Hard to imagine, but the Lakers gave up this pick way back in 2012 in the horrendous sign-and-trade deal to obtain Steve Nash from the Phoenix Suns, a piece of shockingly bad business (looking at you, Jim Buss and Mitch Kupchak) that has haunted the Lakers for years.

That one was two first-round picks and two seconds to add Nash to the team in a doomed attempt to extend its contender status. Nash, always fragile, hurt a knee in his second game with the Lakers and played 65 games in three seasons. So.

And it gets worse; the Boston Celtics get the Lakers pick if the Lakers land in the Nos. 2-3-4-5 slots in the 2018 lottery. If they do not, the pick goes to the Philadelphia 76ers.

So, no lottery pick to chase down to the basement of the league. And, again, it gets worse.

This is the season, with rookie Lonzo Ball on board, Kyle Kuzma a surprise breakout star and Brandon Ingram in Year 2 of what is hoped to be a significant career, that the Lakers are supposed to demonstrate they are only a couple of max signings away from contending for the NBA title. Say, like OKC’s Paul George, who is a free agent at the end of the season. Say, like LeBron James.

Which looks like a bad joke about now. These Lakers are not two stars away from contending. Most of the guys on the roster look like they have marginal NBA futures, aside from the three guys mentioned in the previous paragraph.

It was Kuzma who said the Lakers “flat-out gave up” in the rout.

“You could see, they got basket after basket; we had no resistance on them on the defensive end and offensive end,” he said. “When things got tough, we tried to do it individually, and you can’t do that in this league.

“They took a little lead, and we just went to being selfish on the floor. We didn’t compete on defense. They killed us. … To lose by 40, it is pretty embarrassing to be out there.”

That result certainly will not make George or LeBron more eager to come to Los Angeles.

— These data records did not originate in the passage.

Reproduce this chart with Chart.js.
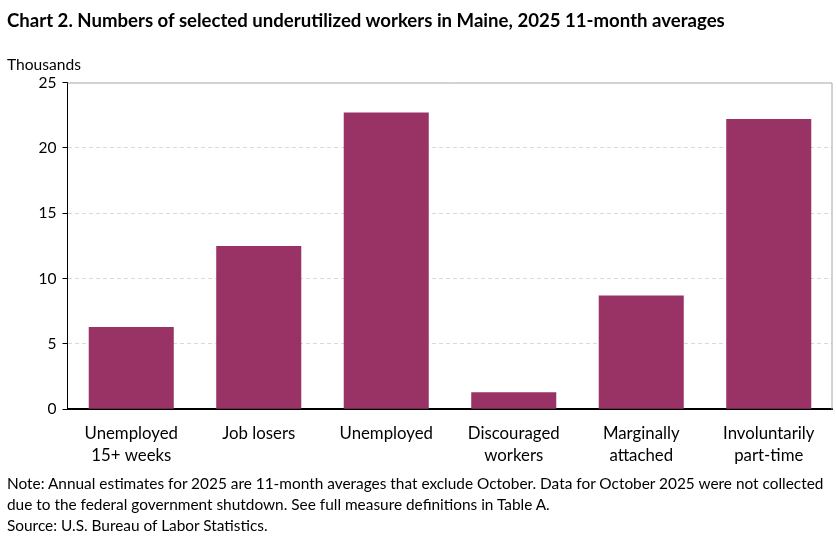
<!DOCTYPE html>
<html>
<head>
<meta charset="utf-8">
<script src="https://cdn.jsdelivr.net/npm/chart.js@4/dist/chart.umd.min.js"></script>
<style>
  html, body { margin: 0; padding: 0; background: #fff; }
  #wrap { position: relative; width: 836px; height: 538px; overflow: hidden; font-family: Lato, "Open Sans", sans-serif; color: #000; }
  #c { position: absolute; left: 0; top: 0; }
  .t { position: absolute; white-space: nowrap; }
  #title { left: 7px; top: 8px; font-weight: bold; font-size: 18.6px; line-height: 24px; }
  #unit { left: 7px; top: 53px; font-size: 15.6px; line-height: 22px; }
  #note { left: 7px; top: 472.5px; font-size: 15.4px; line-height: 21px; }
</style>
</head>
<body>
<div id="wrap">
  <canvas id="c" width="836" height="538"></canvas>
  <div class="t" id="title">Chart 2. Numbers of selected underutilized workers in Maine, 2025 11-month averages</div>
  <div class="t" id="unit">Thousands</div>
  <div class="t" id="note">Note: Annual estimates for 2025 are 11-month averages that exclude October. Data for October 2025 were not collected<br>due to the federal government shutdown. See full measure definitions in Table A.<br>Source: U.S. Bureau of Labor Statistics.</div>
</div>
<script>
const categories = [
  ["Unemployed", "15+ weeks"],
  ["Job losers"],
  ["Unemployed"],
  ["Discouraged", "workers"],
  ["Marginally", "attached"],
  ["Involuntarily", "part-time"]
];
const values = [6.3, 12.5, 22.7, 1.3, 8.7, 22.2];
const yTicks = [0, 5, 10, 15, 20, 25];

const FONT = 'Lato, "Open Sans", sans-serif';

const frame = {
  id: 'frame',
  afterDraw(chart) {
    const a = chart.chartArea, ctx = chart.ctx;
    ctx.save();
    ctx.strokeStyle = '#a6a6a6';
    ctx.lineWidth = 1;
    ctx.beginPath();
    ctx.moveTo(a.left, a.top + 0.5);
    ctx.lineTo(a.right - 0.5, a.top + 0.5);
    ctx.lineTo(a.right - 0.5, a.bottom);
    ctx.stroke();
    ctx.restore();
  }
};

new Chart(document.getElementById('c'), {
  type: 'bar',
  data: {
    labels: categories,
    datasets: [{
      data: values,
      backgroundColor: '#993366',
      borderWidth: 0,
      categoryPercentage: 1,
      barPercentage: 0.667
    }]
  },
  options: {
    responsive: false,
    animation: false,
    devicePixelRatio: 1,
    layout: { padding: { left: 0, right: 3.5, top: 82.5, bottom: 0 } },
    plugins: { legend: { display: false }, tooltip: { enabled: false }, title: { display: false } },
    scales: {
      x: {
        grid: { display: false, drawTicks: false },
        border: { display: true, color: '#000', width: 2 },
        ticks: { color: '#000', font: { family: FONT, size: 16.8, lineHeight: 1.32 }, padding: 13, maxRotation: 0, autoSkip: false },
        afterFit(s) { s.height = 128.7; }
      },
      y: {
        min: 0, max: 25,
        afterBuildTicks(s) { s.ticks = yTicks.map(v => ({ value: v })); },
        grid: {
          color: ctx => (ctx.tick && (ctx.tick.value === 0 || ctx.tick.value === 25)) ? 'rgba(0,0,0,0)' : '#d9d9d9',
          tickColor: '#000',
          tickLength: 5,
          lineWidth: 1
        },
        border: { display: true, color: '#000', width: 1, dash: [4, 3] },
        ticks: { color: '#000', font: { family: FONT, size: 15.5 }, padding: 6 },
        afterFit(s) { s.width = 67.5; }
      }
    }
  },
  plugins: [frame]
});
</script>
</body>
</html>
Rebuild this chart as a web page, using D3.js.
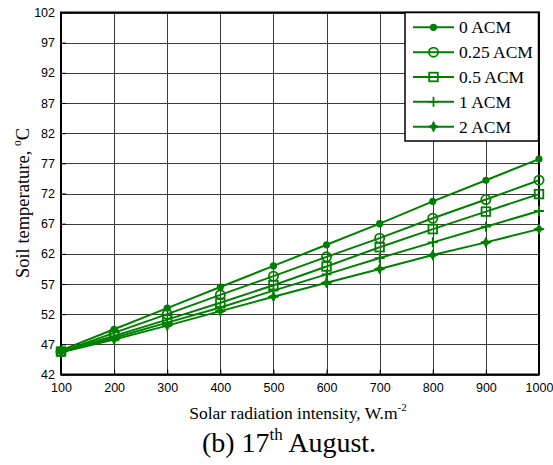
<!DOCTYPE html>
<html>
<head>
<meta charset="utf-8">
<script src="https://cdn.jsdelivr.net/npm/d3@7"></script>
<style>
  body { margin: 0; background: #fff; }
  svg { display: block; }
</style>
</head>
<body>
<svg id="chart" width="553" height="465"></svg>
<script>
// Solar radiation intensity (W/m²) on the x axis
const radiation = [100, 200, 300, 400, 500, 600, 700, 800, 900, 1000];
const yTicks = [42, 47, 52, 57, 62, 67, 72, 77, 82, 87, 92, 97, 102];

// Soil temperature (°C) for each ACM level
const acm0   = [46.0, 49.5, 53.0, 56.5, 60.0, 63.5, 67.0, 70.7, 74.2, 77.7];
const acm025 = [45.8, 48.9, 52.0, 55.2, 58.3, 61.5, 64.6, 67.9, 71.0, 74.2];
const acm05  = [45.8, 48.4, 51.1, 53.9, 56.8, 59.9, 63.1, 66.1, 69.0, 71.9];
const acm1   = [45.7, 48.1, 50.6, 53.1, 55.9, 58.6, 61.3, 63.9, 66.5, 69.1];
const acm2   = [45.7, 47.8, 50.1, 52.5, 54.9, 57.2, 59.5, 61.8, 63.9, 66.1];

const seriesNames = ["0 ACM", "0.25 ACM", "0.5 ACM", "1 ACM", "2 ACM"];
const seriesValues = [acm0, acm025, acm05, acm1, acm2];
const markerKinds = ["dot", "circle", "square", "plus", "star"];

const green = "#008000";
const serif = "Liberation Serif, Times New Roman, serif";
const svg = d3.select("#chart");
const m = { left: 61, right: 539, top: 12.5, bottom: 374.5 };

const x = d3.scaleLinear().domain([100, 1000]).range([m.left, m.right]);
const y = d3.scaleLinear().domain([42, 102]).range([m.bottom, m.top]);
const px = v => Math.round(v) + 0.5;

// grid
const grid = svg.append("g").attr("stroke", "#3a3a3a").attr("stroke-width", 1);
grid.selectAll("line.v").data(radiation).join("line")
  .attr("x1", d => px(x(d))).attr("x2", d => px(x(d)))
  .attr("y1", m.top).attr("y2", m.bottom);
grid.selectAll("line.h").data(yTicks).join("line")
  .attr("x1", m.left).attr("x2", m.right)
  .attr("y1", d => px(y(d))).attr("y2", d => px(y(d)));

// axes (ticks pointing inward)
const xAxis = d3.axisBottom(x).tickValues(radiation).tickSize(-5).tickPadding(9).tickFormat(d3.format("d"));
const yAxis = d3.axisLeft(y).tickValues(yTicks).tickSize(-5).tickPadding(6).tickFormat(d3.format("d"));

const gx = svg.append("g").attr("transform", `translate(0,${m.bottom})`).call(xAxis);
const gy = svg.append("g").attr("transform", `translate(${m.left},0)`).call(yAxis);
[gx, gy].forEach(g => {
  g.select(".domain").remove();
  g.selectAll(".tick line").attr("stroke", "#000");
  g.selectAll(".tick text").attr("font-family", "Liberation Sans, Arial, sans-serif")
    .attr("font-size", 12.5).attr("fill", "#000");
});

// plot frame
svg.append("rect").attr("x", m.left).attr("y", m.top)
  .attr("width", m.right - m.left).attr("height", m.bottom - m.top)
  .attr("fill", "none").attr("stroke", "#000").attr("stroke-width", 2);

// marker drawing
function drawMarker(g, kind, cx, cy) {
  if (kind === "dot") {
    g.append("circle").attr("cx", cx).attr("cy", cy).attr("r", 3.6).attr("fill", green);
  } else if (kind === "circle") {
    g.append("circle").attr("cx", cx).attr("cy", cy).attr("r", 4.6)
      .attr("fill", "none").attr("stroke", green).attr("stroke-width", 1.8);
  } else if (kind === "square") {
    g.append("rect").attr("x", cx - 4.3).attr("y", cy - 4.3).attr("width", 8.6).attr("height", 8.6)
      .attr("fill", "none").attr("stroke", green).attr("stroke-width", 1.8);
  } else if (kind === "plus") {
    g.append("path").attr("d", `M${cx - 5},${cy}H${cx + 5}M${cx},${cy - 5}V${cy + 5}`)
      .attr("stroke", green).attr("stroke-width", 1.8).attr("fill", "none");
  } else if (kind === "star") {
    const s = 5.2, w = 1.6;
    g.append("path")
      .attr("d", `M${cx},${cy - s}L${cx + w},${cy - w}L${cx + s},${cy}L${cx + w},${cy + w}L${cx},${cy + s}L${cx - w},${cy + w}L${cx - s},${cy}L${cx - w},${cy - w}Z`)
      .attr("fill", green).attr("stroke", green).attr("stroke-width", 1);
  }
}

const line = d3.line().x((d, i) => x(radiation[i])).y(d => y(d));

seriesValues.forEach((vals, k) => {
  const g = svg.append("g");
  g.append("path").datum(vals).attr("d", line)
    .attr("fill", "none").attr("stroke", green).attr("stroke-width", 2);
  vals.forEach((v, i) => drawMarker(g, markerKinds[k], x(radiation[i]), y(v)));
});

// legend
const lg = svg.append("g");
lg.append("rect").attr("x", 405).attr("y", 12.5).attr("width", 133.5).attr("height", 128.5)
  .attr("fill", "#fff").attr("stroke", "#000").attr("stroke-width", 1.5);
seriesNames.forEach((name, k) => {
  const ly = 27.3 + k * 24.85;
  const row = lg.append("g");
  row.append("line").attr("x1", 413).attr("x2", 454).attr("y1", ly).attr("y2", ly)
    .attr("stroke", green).attr("stroke-width", 2);
  drawMarker(row, markerKinds[k], 433.5, ly);
  row.append("text").attr("x", 459).attr("y", ly + 6).text(name)
    .attr("font-family", serif).attr("font-size", 17.5).attr("fill", "#000");
});

// axis titles
const xt = svg.append("text").attr("x", 298).attr("y", 419).attr("text-anchor", "middle")
  .attr("font-family", serif).attr("font-size", 17.5).attr("fill", "#000");
xt.append("tspan").text("Solar radiation intensity, W.m");
xt.append("tspan").attr("dy", -8).attr("font-size", 11).text("-2");

const yt = svg.append("text").attr("transform", "translate(29,203) rotate(-90)")
  .attr("text-anchor", "middle").attr("font-family", serif).attr("font-size", 18.5).attr("fill", "#000");
yt.append("tspan").text("Soil temperature, ");
yt.append("tspan").attr("dy", -8).attr("font-size", 11.5).text("o");
yt.append("tspan").attr("dy", 8).text("C");

// caption
const cap = svg.append("text").attr("x", 289).attr("y", 452).attr("text-anchor", "middle")
  .attr("font-family", serif).attr("font-size", 28).attr("fill", "#000");
cap.append("tspan").text("(b) 17");
cap.append("tspan").attr("dy", -12).attr("font-size", 17).text("th");
cap.append("tspan").attr("dy", 12).text(" August.");
</script>
</body>
</html>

Getting huge money might have been incentive enough, 10 years ago, but recent star moves seem to suggest elite free agents want to join a team that is one player from winning a ring. These Lakers are nowhere near that.

Perhaps some of the holdovers from the tanking era didn’t get the memo about giving a hoot this season? Maybe they can be pulled aside and reminded to try?